To MTI's question of whether this could mean that Hungary would veto the decision against Poland, Semjen replied with a firm "yes".

Semjen said that it was unfair that the European Commission did nothing when some European member states failed to comply with European treaties, while it then "politically initiated proceedings against the Polish government".

"This is a typical case of double standards, and what the European Commission is doing now goes against the European values," Semjen underlined.


Observers will be looking at British Prime Minister Theresa May's planned visit to Warsaw on Thursday, to see whether she will discuss the recommendations from the European Commission, despite Britain's own difficulties with the EU after Brexit.

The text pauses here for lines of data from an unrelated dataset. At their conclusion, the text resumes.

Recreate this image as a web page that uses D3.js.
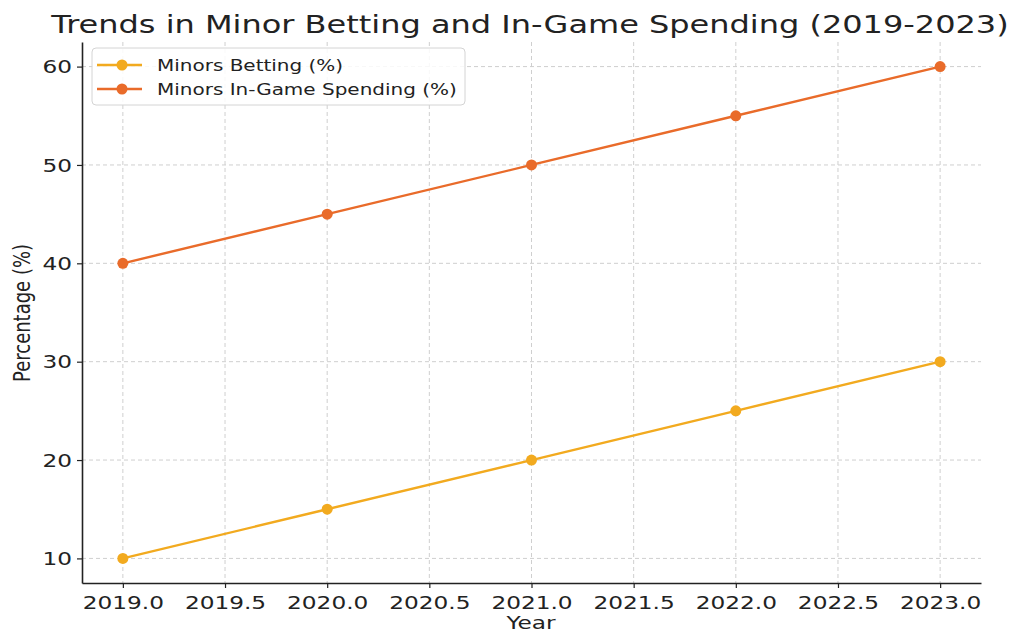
<!DOCTYPE html>
<html>
<head>
<meta charset="utf-8">
<script src="https://cdn.jsdelivr.net/npm/d3@7"></script>
<style>
  body { margin: 0; background: #fff; }
  text { font-family: "DejaVu Sans", sans-serif; fill: #222; }
</style>
</head>
<body>
<div id="chart"></div>
<script>
// data
const years = [2019, 2020, 2021, 2022, 2023]
const bettingPct = [10, 15, 20, 25, 30]
const spendingPct = [40, 45, 50, 55, 60]
const xTicks = [2019.0, 2019.5, 2020.0, 2020.5, 2021.0, 2021.5, 2022.0, 2022.5, 2023.0]
const yTicks = [10, 20, 30, 40, 50, 60]
const seriesNames = ["Minors Betting (%)", "Minors In-Game Spending (%)"]
const seriesColors = ["#f2aa1f", "#e96b2a"]

// picture looks stretched sideways, so text gets the same stretch
const sx = 1.29

const W = 1015, H = 633
const plot = { left: 82, right: 981, top: 42, bottom: 583 }

const svg = d3.select("#chart").append("svg")
  .attr("width", W).attr("height", H)

const xScale = d3.scaleLinear().domain([2018.8, 2023.2]).range([plot.left, plot.right])
const yScale = d3.scaleLinear().domain([7.5, 62.5]).range([plot.bottom, plot.top])

// grid
svg.append("g").selectAll("line").data(xTicks).join("line")
  .attr("x1", d => xScale(d)).attr("x2", d => xScale(d))
  .attr("y1", plot.top).attr("y2", plot.bottom)
  .attr("stroke", "#cfcfcf").attr("stroke-width", 1).attr("stroke-dasharray", "4,3")
svg.append("g").selectAll("line").data(yTicks).join("line")
  .attr("x1", plot.left).attr("x2", plot.right)
  .attr("y1", d => yScale(d)).attr("y2", d => yScale(d))
  .attr("stroke", "#cfcfcf").attr("stroke-width", 1).attr("stroke-dasharray", "4,3")

// axes: only left and bottom spines
const xAxis = svg.append("g")
  .attr("transform", "translate(0," + plot.bottom + ")")
  .call(d3.axisBottom(xScale).tickValues(xTicks).tickFormat(d3.format(".1f")).tickSize(5).tickSizeOuter(0))
const yAxis = svg.append("g")
  .attr("transform", "translate(" + plot.left + ",0)")
  .call(d3.axisLeft(yScale).tickValues(yTicks).tickSize(5).tickSizeOuter(0))

;[xAxis, yAxis].forEach(ax => {
  ax.select(".domain").attr("stroke", "#222").attr("stroke-width", 1.6)
  ax.selectAll(".tick line").attr("stroke", "#222").attr("stroke-width", 1.2)
  ax.selectAll(".tick text").attr("font-size", 18).attr("fill", "#222")
    .attr("font-family", "DejaVu Sans")
})
// stretch tick labels around their anchor
xAxis.selectAll(".tick text").attr("y", 0).attr("dy", 0)
  .attr("transform", "translate(0,26) scale(" + sx + ",1)")
yAxis.selectAll(".tick text").attr("x", 0).attr("dy", "0.35em")
  .attr("transform", "translate(-10,0) scale(" + sx + ",1)")

// lines and markers
const series = [bettingPct, spendingPct]
const line = d3.line().x((d, i) => xScale(years[i])).y(d => yScale(d))
series.forEach((vals, k) => {
  svg.append("path").datum(vals)
    .attr("d", line).attr("fill", "none")
    .attr("stroke", seriesColors[k]).attr("stroke-width", 2.4)
  svg.append("g").selectAll("circle").data(vals).join("circle")
    .attr("cx", (d, i) => xScale(years[i])).attr("cy", d => yScale(d))
    .attr("r", 5.5).attr("fill", seriesColors[k])
})

// titles
svg.append("text")
  .attr("transform", "translate(530,33) scale(" + sx + ",1)")
  .attr("text-anchor", "middle").attr("font-size", 24.8).attr("fill", "#333")
  .text("Trends in Minor Betting and In-Game Spending (2019-2023)")

svg.append("text")
  .attr("transform", "translate(531,629) scale(" + sx + ",1)")
  .attr("text-anchor", "middle").attr("font-size", 18)
  .text("Year")

svg.append("text")
  .attr("transform", "translate(30,313) scale(" + sx + ",1) rotate(-90)")
  .attr("text-anchor", "middle").attr("font-size", 18)
  .text("Percentage (%)")

// legend
const legend = svg.append("g").attr("transform", "translate(92,48)")
legend.append("rect")
  .attr("width", 373).attr("height", 57).attr("rx", 4)
  .attr("fill", "#fff").attr("fill-opacity", 0.85)
  .attr("stroke", "#d4d4d4").attr("stroke-width", 1)
seriesNames.forEach((name, k) => {
  const y = 17 + k * 24
  legend.append("line").attr("x1", 5).attr("x2", 50).attr("y1", y).attr("y2", y)
    .attr("stroke", seriesColors[k]).attr("stroke-width", 2.4)
  legend.append("circle").attr("cx", 30).attr("cy", y).attr("r", 5.5).attr("fill", seriesColors[k])
  legend.append("text")
    .attr("transform", "translate(65," + (y + 5.5) + ") scale(" + sx + ",1)")
    .attr("font-size", 15.5).attr("fill", "#333")
    .text(name)
})
</script>
</body>
</html>
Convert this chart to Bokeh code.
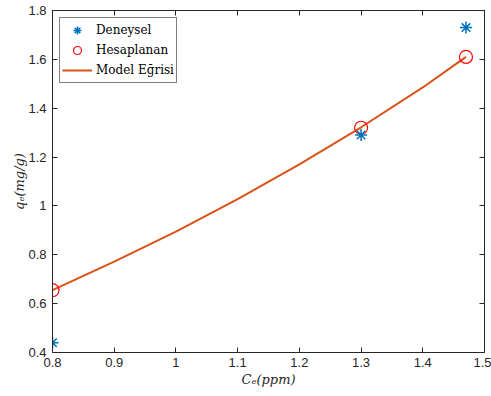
from bokeh.plotting import figure
from bokeh.models import LinearAxis, FixedTicker, Legend, LegendItem, Range1d
from bokeh.embed import file_html
from bokeh.resources import INLINE

# data
ce = [0.8, 1.3, 1.47]
q_deneysel = [0.44, 1.29, 1.73]
q_hesaplanan = [0.655, 1.32, 1.61]
model_x = [0.8, 0.9, 1.0, 1.1, 1.2, 1.3, 1.4, 1.47]
model_y = [0.655, 0.772, 0.895, 1.028, 1.170, 1.322, 1.485, 1.61]

x_ticks = [0.8, 0.9, 1.0, 1.1, 1.2, 1.3, 1.4, 1.5]
x_tick_labels = ["0.8", "0.9", "1", "1.1", "1.2", "1.3", "1.4", "1.5"]
y_ticks = [0.4, 0.6, 0.8, 1.0, 1.2, 1.4, 1.6, 1.8]
y_tick_labels = ["0.4", "0.6", "0.8", "1", "1.2", "1.4", "1.6", "1.8"]

AX = "#262626"

p = figure(width=491, height=396, output_backend="svg", toolbar_location=None,
           x_range=Range1d(0.8, 1.5), y_range=Range1d(0.4, 1.8),
           min_border_left=52, min_border_top=10, min_border_right=7, min_border_bottom=44)
p.xgrid.visible = False
p.ygrid.visible = False
p.outline_line_color = AX
p.outline_line_width = 1
p.background_fill_color = "white"
p.border_fill_color = "white"

def style(ax, ticks, labels, show_labels=True):
    ax.ticker = FixedTicker(ticks=ticks)
    if show_labels:
        ax.major_label_overrides = {t: l for t, l in zip(ticks, labels)}
    else:
        ax.major_label_overrides = {t: "" for t in ticks}
    ax.major_tick_in = 5
    ax.major_tick_out = 0
    ax.minor_tick_line_color = None
    ax.axis_line_color = AX
    ax.major_tick_line_color = AX
    ax.major_label_text_color = AX
    ax.major_label_text_font = "Liberation Sans"
    ax.major_label_text_font_size = "13px"
    ax.major_label_standoff = 5

style(p.xaxis[0], x_ticks, x_tick_labels)
style(p.yaxis[0], y_ticks, y_tick_labels)
p.yaxis[0].major_label_standoff = 6
p.xaxis[0].axis_label = "Cₑ(ppm)"
p.yaxis[0].axis_label = "qₑ(mg/g)"
for ax in (p.xaxis[0], p.yaxis[0]):
    ax.axis_label_text_font = "DejaVu Serif"
    ax.axis_label_text_font_style = "italic"
    ax.axis_label_text_font_size = "13px"
    ax.axis_label_text_color = AX
p.xaxis[0].axis_label_standoff = 2
p.yaxis[0].axis_label_standoff = -2

top = LinearAxis()
right = LinearAxis()
style(top, x_ticks, x_tick_labels, False)
style(right, y_ticks, y_tick_labels, False)
top.major_label_standoff = 0
right.major_label_standoff = 0
p.add_layout(top, "above")
p.add_layout(right, "right")

r_line = p.line(model_x, model_y, line_color="#D95319", line_width=2)
r_circ = p.scatter(ce, q_hesaplanan, marker="circle", size=13, fill_color=None,
                   line_color="#FF0000", line_width=1.2)
r_star = p.scatter(ce, q_deneysel, marker="asterisk", size=12, line_color="#0072BD",
                   line_width=1.5)

legend = Legend(items=[LegendItem(label="Deneysel", renderers=[r_star]),
                       LegendItem(label="Hesaplanan", renderers=[r_circ]),
                       LegendItem(label="Model Eğrisi", renderers=[r_line])],
                location="top_left")
legend.label_text_font = "DejaVu Serif"
legend.label_text_font_size = "12px"
legend.label_text_color = "black"
legend.border_line_color = "black"
legend.border_line_width = 1
legend.background_fill_alpha = 1
legend.margin = 7
legend.padding = 2
legend.spacing = -3
legend.glyph_height = 20
legend.label_height = 20
legend.glyph_width = 30
legend.label_standoff = 4
p.add_layout(legend, "center")

open("out.html", "w").write(file_html(p, INLINE))
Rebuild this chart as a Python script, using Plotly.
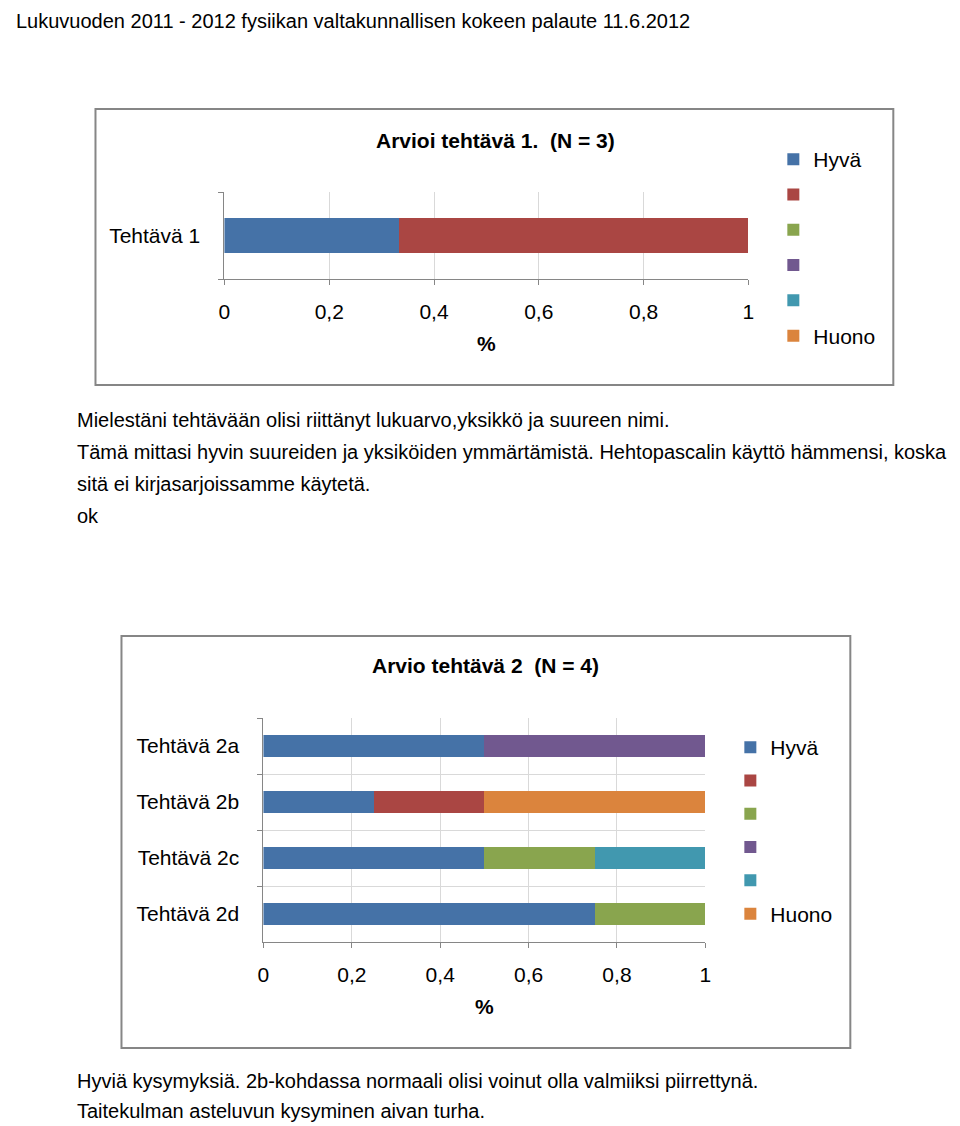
import plotly.graph_objects as go

W, H = 944, 1118
FONT = "Liberation Sans"

# ---- data ----
series_names = ["Hyvä", " ", "  ", "   ", "    ", "Huono"]
series_colors = ["#4572A7", "#AA4643", "#89A54E", "#71588F", "#4198AF", "#DB843D"]

cats1 = ["Tehtävä 1"]
vals1 = [[1/3], [2/3], [0], [0], [0], [0]]

cats2 = ["Tehtävä 2a", "Tehtävä 2b", "Tehtävä 2c", "Tehtävä 2d"]
vals2 = [
    [0.50, 0.25, 0.50, 0.75],  # Hyvä
    [0.00, 0.25, 0.00, 0.00],
    [0.00, 0.00, 0.25, 0.25],
    [0.50, 0.00, 0.00, 0.00],
    [0.00, 0.00, 0.25, 0.00],
    [0.00, 0.50, 0.00, 0.00],  # Huono
]

title1 = "<b>Arvioi tehtävä 1.  (N = 3)</b>"
title2 = "<b>Arvio tehtävä 2  (N = 4)</b>"
header = "Lukuvuoden 2011 - 2012 fysiikan valtakunnallisen kokeen palaute 11.6.2012"
text1 = [
    "Mielestäni tehtävään olisi riittänyt lukuarvo,yksikkö ja suureen nimi.",
    "Tämä mittasi hyvin suureiden ja yksiköiden ymmärtämistä. Hehtopascalin käyttö hämmensi, koska",
    "sitä ei kirjasarjoissamme käytetä.",
    "ok",
]
text2 = [
    "Hyviä kysymyksiä. 2b-kohdassa normaali olisi voinut olla valmiiksi piirrettynä.",
    "Taitekulman asteluvun kysyminen aivan turha.",
]

# page-pixel -> paper fraction (compensates the page offset of the viewer)
SX, OX, OY = 0.9875, 13.5, 8


def fx(x):
    return max(0.0, ((x - OX) / SX) / W)


def fy(y):
    return 1 - (y - OY) / H


fig = go.Figure()

for i, (name, col) in enumerate(zip(series_names, series_colors)):
    fig.add_trace(go.Bar(
        x=vals1[i], y=cats1, orientation="h", name=name,
        marker=dict(color=col, line=dict(width=0)), width=0.4,
        xaxis="x", yaxis="y", legend="legend", legendgroup=f"a{i}",
    ))
for i, (name, col) in enumerate(zip(series_names, series_colors)):
    fig.add_trace(go.Bar(
        x=vals2[i], y=cats2, orientation="h", name=name,
        marker=dict(color=col, line=dict(width=0)), width=0.4,
        xaxis="x2", yaxis="y2", legend="legend2", legendgroup=f"b{i}",
    ))

axis_font = dict(family=FONT, size=21, color="#000000")
xcommon = dict(
    range=[0, 1], dtick=0.2, tick0=0, showgrid=True, gridcolor="#D9D9D9", gridwidth=1,
    showline=True, linecolor="#868686", linewidth=1, ticks="outside", ticklen=5,
    tickcolor="#868686", tickfont=axis_font, zeroline=False, ticklabelstandoff=9,
    title=dict(text="<b>%</b>", font=dict(family=FONT, size=21, color="#000"), standoff=14),
    fixedrange=True,
)
ycommon = dict(
    type="category", tickson="boundaries", showgrid=True, gridcolor="#D9D9D9",
    showline=True, linecolor="#868686", linewidth=1, ticks="outside", ticklen=5,
    tickcolor="#868686", tickfont=axis_font, ticklabelstandoff=19, zeroline=False,
)

fig.update_layout(
    width=W, height=H, margin=dict(l=0, r=0, t=0, b=0),
    paper_bgcolor="white", plot_bgcolor="white",
    barmode="stack", separators=", ", showlegend=True,
    font=dict(family=FONT, color="#000"),
    xaxis=dict(domain=[fx(224), fx(748)], anchor="y", **xcommon),
    yaxis=dict(domain=[fy(279), fy(192)], anchor="x", **ycommon),
    xaxis2=dict(domain=[fx(263), fx(705)], anchor="y2", **xcommon),
    yaxis2=dict(domain=[fy(942), fy(718)], anchor="x2", autorange="reversed", **ycommon),
    legend=dict(x=fx(773), y=fy(139), xanchor="left", yanchor="top",
                traceorder="grouped", tracegroupgap=5,
                font=dict(family=FONT, size=21, color="#000"), bgcolor="rgba(0,0,0,0)"),
    legend2=dict(x=fx(730), y=fy(727), xanchor="left", yanchor="top",
                 traceorder="grouped", tracegroupgap=3,
                 font=dict(family=FONT, size=21, color="#000"), bgcolor="rgba(0,0,0,0)"),
)

# chart borders
fig.add_shape(type="rect", xref="paper", yref="paper",
              x0=fx(95), x1=fx(893), y0=fy(385), y1=fy(109),
              line=dict(color="#868686", width=2), layer="below")
fig.add_shape(type="rect", xref="paper", yref="paper",
              x0=fx(121), x1=fx(850), y0=fy(1048), y1=fy(636),
              line=dict(color="#868686", width=2), layer="below")

# titles
fig.add_annotation(text=title1, x=fx(495), y=fy(140), xref="paper", yref="paper",
                   xanchor="center", yanchor="middle", showarrow=False,
                   font=dict(family=FONT, size=21, color="#000"))
fig.add_annotation(text=title2, x=fx(485), y=fy(665), xref="paper", yref="paper",
                   xanchor="center", yanchor="middle", showarrow=False,
                   font=dict(family=FONT, size=21, color="#000"))

# header and body text
fig.add_annotation(text=header, x=0, y=1, xref="paper", yref="paper",
                   xanchor="left", yanchor="top", showarrow=False,
                   font=dict(family=FONT, size=20, color="#000"))
for k, line in enumerate(text1):
    fig.add_annotation(text=line, x=fx(75), y=fy(420 + 32 * k), xref="paper", yref="paper",
                       xanchor="left", yanchor="middle", showarrow=False,
                       font=dict(family=FONT, size=20, color="#000"))
for k, line in enumerate(text2):
    fig.add_annotation(text=line, x=fx(75), y=fy(1081 + 30 * k), xref="paper", yref="paper",
                       xanchor="left", yanchor="middle", showarrow=False,
                       font=dict(family=FONT, size=20, color="#000"))

fig.write_html("out.html")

"We place great importance on the respect for the rule of law and we expect all our partners to abide by international norms and standards," May's spokesman told reporters.

"The prime minister will raise her concerns with the prime minister when they meet tomorrow," said the spokesman.

European commissioners have recommended EU member states issue a formal warning to Poland under the Article 7 procedure, warning Poland's government was putting fundamental democratic values at risk.

Thus far, the UK has remained neutral in the growing rift between Poland's hardline government and the EU, concerned about the optics of Brussels appearing to interfere with a country's domestic affairs.

Having recently reached agreements with Brussels that will allow Brexit negotiations to reach the second phase, however, there is speculation that May might have reason to support the EU position.

"I hope Theresa May will firmly raise this issue in Warsaw," Guy Verhofstadt, European Parliament Brexit negotiator, told British daily newspaper The Telegraph.

"This visit is an important first test of the UK's pledge to defend European liberal democratic values, as we move forward together to build a strong security partnership," he said.